C'est possible : une entreprise lyonnaise propose la semaine de 32 heures
Spécialisé dans la vente en ligne de matériel informatique, le groupe LDLC compte passer à une semaine de quatre jours sans baisse de salaire, en misant sur le fait que ses salariés n'en seront que plus productifs.

On croirait lire de la science-fiction en découvrant sur Facebook cette phrase enthousiaste signée du syndicat CGT du groupe lyonnais LDLC, spécialisé dans la vente en ligne de matériel informatique (Materiel.net, Top Achat, Hardware.fr...) : «Que dire des annonces faites hier par la direction du groupe, simplement BRAVO.» Les annonces en question ont en effet de quoi réjouir tout le monde, au moment où le président de la République parle de «travailler davantage» et où les syndicats craignent que les salariés ne payent, par encore plus de sueur et de larmes, le prix d’une crise dont ils ne sont pas responsables : fin juin, le PDG de LDLC, Laurent de la Clergerie, a annoncé aux organisations syndicales que son groupe, qui emploie quelque 1 000 personnes, allait passer à la semaine de 32 heures, réparties en quatre journées de huit heures.

«On n’a même pas eu à négocier, il est arrivé directement avec cette annonce», raconte une cégétiste de l’entreprise à Libération, en ayant presque l’air de trouver la chose trop belle pour être vraie – il faudra attendre la signature d’un accord, censée avoir lieu dans les prochains mois, pour s’assurer qu’elle l’est. Laurent de la Clergerie l’assure : sa décision n’est pas liée au Covid-19. «L’origine de cette décision, c’est un reportage que j’avais vu sur Microsoft au Japon, qui a testé la semaine de quatre jours pendant le mois d’août, il y a quelques années, avec un retour ultra positif», a-t-il expliqué à BFM Business.
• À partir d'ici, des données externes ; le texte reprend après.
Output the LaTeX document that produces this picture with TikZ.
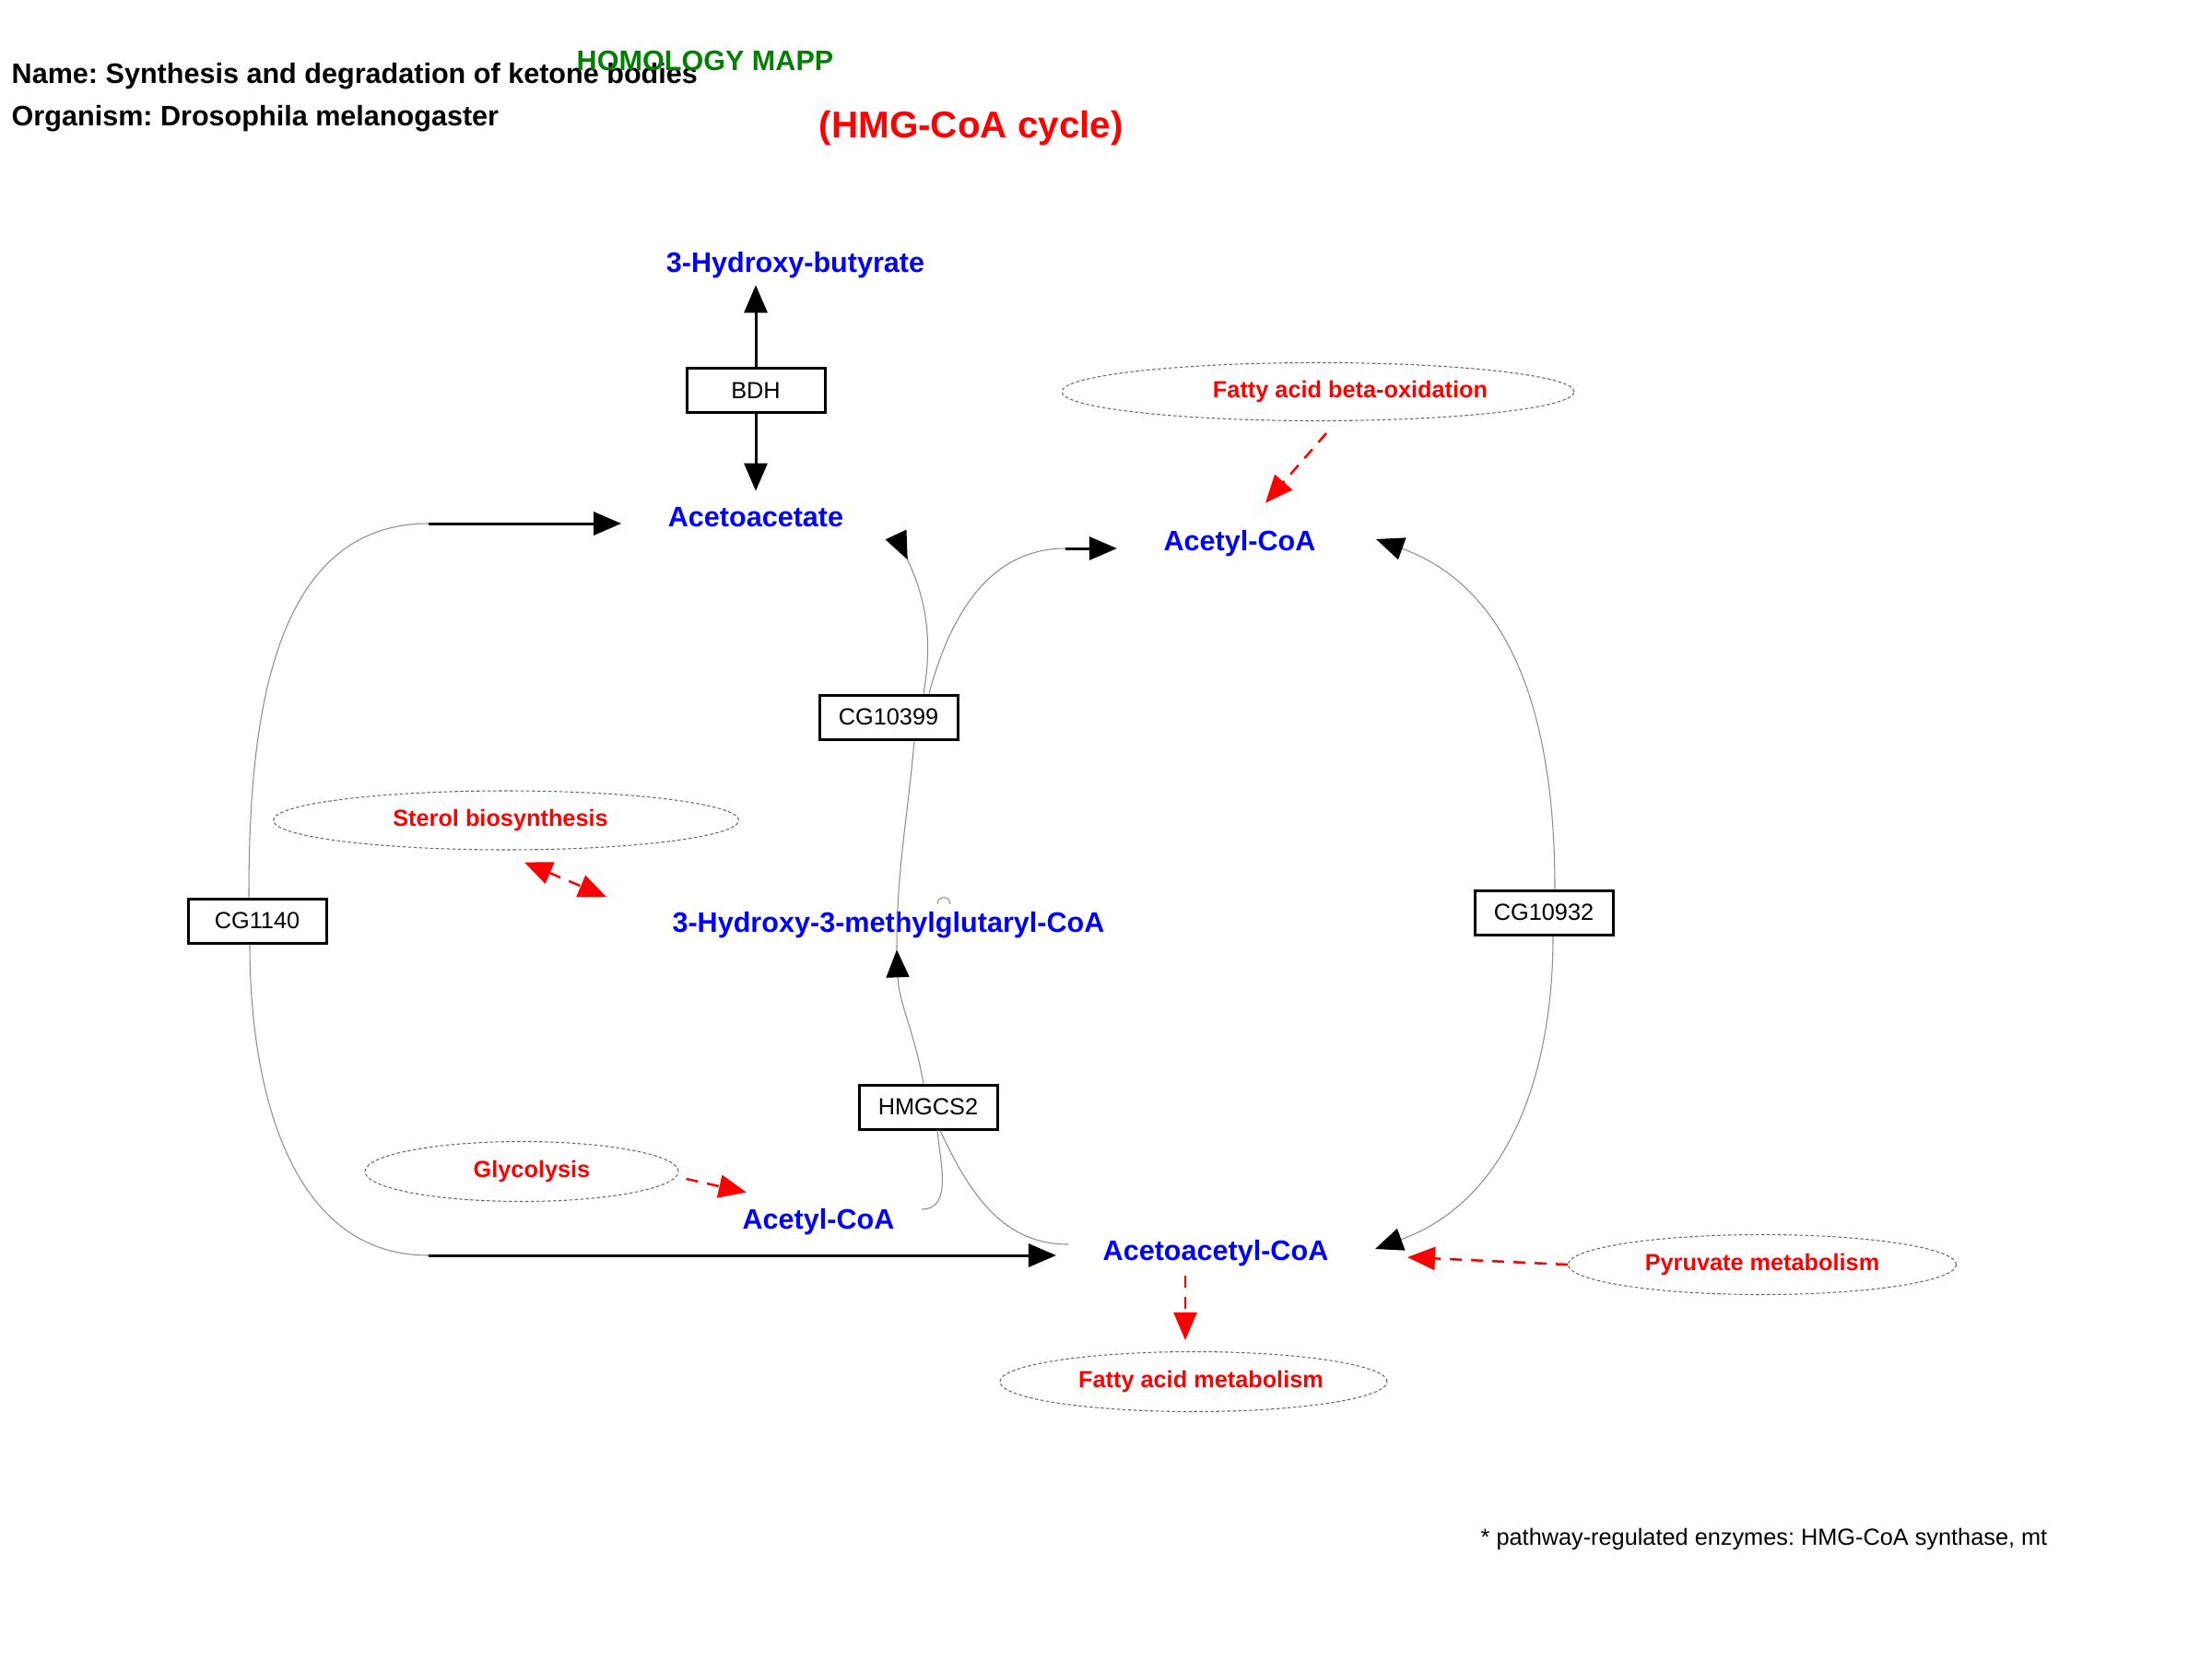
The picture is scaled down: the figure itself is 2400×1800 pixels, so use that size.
\documentclass[tikz,border=0pt]{standalone}
\usepackage{fontspec}
\setmainfont{Liberation Sans}
\usepackage{tikz}
\usetikzlibrary{arrows.meta,calc,positioning,shapes.geometric}
\definecolor{cpdblue}{RGB}{0,0,255}
\definecolor{mapred}{RGB}{255,0,0}
\definecolor{homgreen}{RGB}{0,128,0}
\frenchspacing

\begin{document}
\begin{tikzpicture}[x=0.1mm,y=-0.1mm,
  cpd/.style={font=\fontsize{8.7}{10}\selectfont\bfseries,text=cpdblue,inner xsep=5mm,inner ysep=1.3mm,text height=0.72em,text depth=0pt},
  enz/.style={draw,line width=0.3mm,minimum width=15mm,minimum height=4.8mm,inner sep=0pt,font=\fontsize{7.2}{9}\selectfont},
  pmap/.style={ellipse,draw=black!60,dash pattern=on 1pt off 0.7pt,line width=0.3pt,inner sep=0pt,text=mapred,font=\fontsize{7.2}{9}\selectfont\bfseries},
  hdr/.style={anchor=base west,inner sep=0pt,font=\fontsize{8.7}{10}\selectfont\bfseries},
  rxn/.style={line width=0.3mm,-{Triangle[length=3mm,width=2.5mm]}},
  lnk/.style={black!45,line width=0.3pt},
  tipb/.style={-{Triangle[length=3mm,width=2.5mm,color=black]}},
  pref/.style={mapred,line width=0.25mm,dash pattern=on 1.3mm off 1mm,-{Triangle[length=3mm,width=2.5mm]}}]
  \useasboundingbox (0,0) rectangle (2400,1800);

  % header
  \node[hdr] (name) at (12,91) {Name: Synthesis and degradation of ketone bodies};
  \node[hdr] (org) at (12,137) {Organism: Drosophila melanogaster};
  \node[hdr,text=homgreen] (homol) at (625,77) {HOMOLOGY MAPP};
  \node[hdr,text=mapred,font=\fontsize{11.5}{13}\selectfont\bfseries] (cycle) at (888,150) {(HMG-CoA cycle)};
  \node[hdr,font=\fontsize{7.2}{9}\selectfont] (note) at (1606,1676) {* pathway-regulated enzymes: HMG-CoA synthase, mt};

  % compounds
  \node[cpd] (hb) at (863,283) {3-Hydroxy-butyrate};
  \node[cpd] (acac) at (820,559) {Acetoacetate};
  \node[cpd] (acoa1) at (1345,585) {Acetyl-CoA};
  \node[cpd] (hmg) at (964,999) {3-Hydroxy-3-methylglutaryl-CoA};
  \node[cpd] (acoa2) at (888,1321) {Acetyl-CoA};
  \node[cpd] (acacoa) at (1319,1355) {Acetoacetyl-CoA};

  % enzymes
  \node[enz] (bdh) at (820,424) {BDH};
  \node[enz] (cg10399) at (964,778) {CG10399};
  \node[enz] (cg1140) at (279,999) {CG1140};
  \node[enz] (cg10932) at (1675,990) {CG10932};
  \node[enz] (hmgcs2) at (1007,1201) {HMGCS2};

  % linked maps
  \node[pmap,minimum width=55.6mm,minimum height=6.3mm] (betaox) at (1430,425) {\hspace*{7mm}Fatty acid beta-oxidation};
  \node[pmap,minimum width=50.5mm,minimum height=6.4mm] (sterol) at (549,890) {Sterol biosynthesis\hspace*{1.2mm}};
  \node[pmap,minimum width=34mm,minimum height=6.5mm] (glyc) at (566,1271) {\hspace*{2.2mm}Glycolysis};
  \node[pmap,minimum width=42.1mm,minimum height=6.5mm] (pyr) at (1912,1372) {Pyruvate metabolism};
  \node[pmap,minimum width=42mm,minimum height=6.5mm] (fam) at (1295,1499) {\hspace*{1.6mm}Fatty acid metabolism};

  % BDH
  \draw[rxn] (bdh.north) -- (bdh.north |- hb.south);
  \draw[rxn] (bdh.south) -- (acac.north);

  % CG1140
  \coordinate (c1140a) at (465,568);
  \coordinate (c1140b) at (465,1362);
  \draw[lnk] ($(cg1140.north)+(-9,0)$) to[out=90,in=180] (c1140a);
  \draw[lnk] ($(cg1140.south)+(-8,0)$) to[out=-90,in=180] (c1140b);
  \draw[rxn] (c1140a) -- (c1140a -| acac.west);
  \draw[rxn] (c1140b) -- (c1140b -| acacoa.west);

  % CG10399
  \coordinate (c10399a) at (972,580);
  \coordinate (c10399b) at (1156,595);
  \draw[lnk,-{Triangle[length=3mm,width=2.5mm,color=black,reversed]}] ($(cg10399.north)+(38,0)$) to[out=80,in=-65] (c10399a);
  \draw[lnk] ($(cg10399.north)+(44,0)$) to[out=75,in=180] (c10399b);
  \draw[rxn] (c10399b) -- (c10399b -| acoa1.west);
  \draw[lnk] ($(cg10399.south)+(28,0)$) to[out=-95,in=90] ($(hmg.south)+(9,5)$);
  \draw[lnk] ($(hmg.north)+(53,8)$) arc[start angle=180,end angle=0,radius=0.7mm];

  % HMGCS2
  \draw[lnk,tipb] ($(hmgcs2.north)+(-5,0)$) to[out=100,in=-88] ($(hmg.south)+(9,5)$);
  \draw[lnk] ($(hmgcs2.south)+(10,0)$) to[out=-85,in=0] ($(acoa2.east)+(-21,-9)$);
  \draw[lnk] ($(hmgcs2.south)+(13,0)$) to[out=-65,in=180] ($(acacoa.west)+(13,-5)$);

  % CG10932
  \draw[lnk,tipb] ($(cg10932.north)+(12,0)$) to[out=90,in=-20] ($(acoa1.east)+(15,0)$);
  \draw[lnk,tipb] ($(cg10932.south)+(10,0)$) to[out=-90,in=20] (acacoa.east);

  % map links
  \draw[pref] ($(betaox.south)+(9,13)$) -- ($(acoa1.north)+(28,-13)$);
  \draw[pref,{Triangle[length=3mm,width=2.5mm]}-{Triangle[length=3mm,width=2.5mm]}] ($(sterol.south)+(20,13)$) -- ($(hmg.west)+(-21,-26)$);
  \draw[pref] ($(glyc.east)+(8,8)$) -- ($(acoa2.north west)+(55,-1)$);
  \draw[pref] ($(acacoa.south)+(-33,3)$) -- ($(fam.north)+(-9,-12)$);
  \draw[pref] (pyr.west) -- ($(acacoa.east)+(35,9)$);
\end{tikzpicture}
\end{document}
La CGT évoque aussi une expérience menée durant les dernières canicules, où les salariés ont bénéficié d’une heure de travail en moins chaque jour, sans que cela ait pour autant affecté les performances de l’entreprise. Mais le contexte pandémique a sans doute aidé le patron à franchir le pas : il faisait bon vendre du matériel informatique sur Internet au moment où de nombreux salariés, contraints au télétravail, devaient améliorer leur équipement, voire s’en constituer un. La valeur de l’action de LDLC a d’ailleurs triplé depuis un an.
«Tout le monde en sort gagnant»

«Quand je fais mes calculs, je pense qu’à la fin tout le monde est content et que tout le monde en sort gagnant», a encore expliqué Laurent de la Clergerie à l’AFP. En bon patron, il fait un raisonnement simple : des salariés qui sont plus heureux sont aussi plus productifs. D’autant que ces 32 heures ne souffrent a priori d’aucune contrepartie : selon la CGT, les salaires doivent augmenter de 2,5% cette année et devraient aussi grimper en 2021, le salaire minimum doit être fixé à 1 770 euros brut (soit 15% au-dessus du smic). Et, a promis au Progrès le PDG, des embauches accompagneront cette nouvelle organisation.

Ardemment défendue au niveau national par le secrétaire général de la CGT, Philippe Martinez, l’idée d’une semaine de 32 heures, qui permettrait selon ses défenseurs de lutter contre le chômage en répartissant l’emploi, est généralement regardée avec dédain. En 2015, quand la ministre de la Justice Christiane Taubira avait rêvé à voix haute «d’un monde où l’on pourrait travailler 32 heures par semaine, pour avoir du temps à consacrer aux autres, à lire des livres, à aller au théâtre», le Premier ministre Manuel Valls, pris d’un réflexe pavlovien, avait aussitôt réagi : «Ce que veulent les Français aujourd’hui, c’est du boulot.»

Défendue dans de rares programmes politiques (EE-LV à la présidentielle de 2012), l’idée n’apparaissait pourtant pas absurde, dans les années 90, à un esprit aussi libéral que celui de Gilles de Robien : le député de la Somme avait été à l’origine, en 1996, d’un dispositif permettant à des entreprises de bénéficier d’exemptions fiscales en passant à la semaine de quatre jours, à condition d’embaucher au moins 10% de salariés en CDI. Quelques rares sociétés, comme Fleury Michon ou Mamie Nova, en profitèrent (et en profitent encore pour certaines) avant que la loi sur les 35 heures ne rende le dispositif caduc.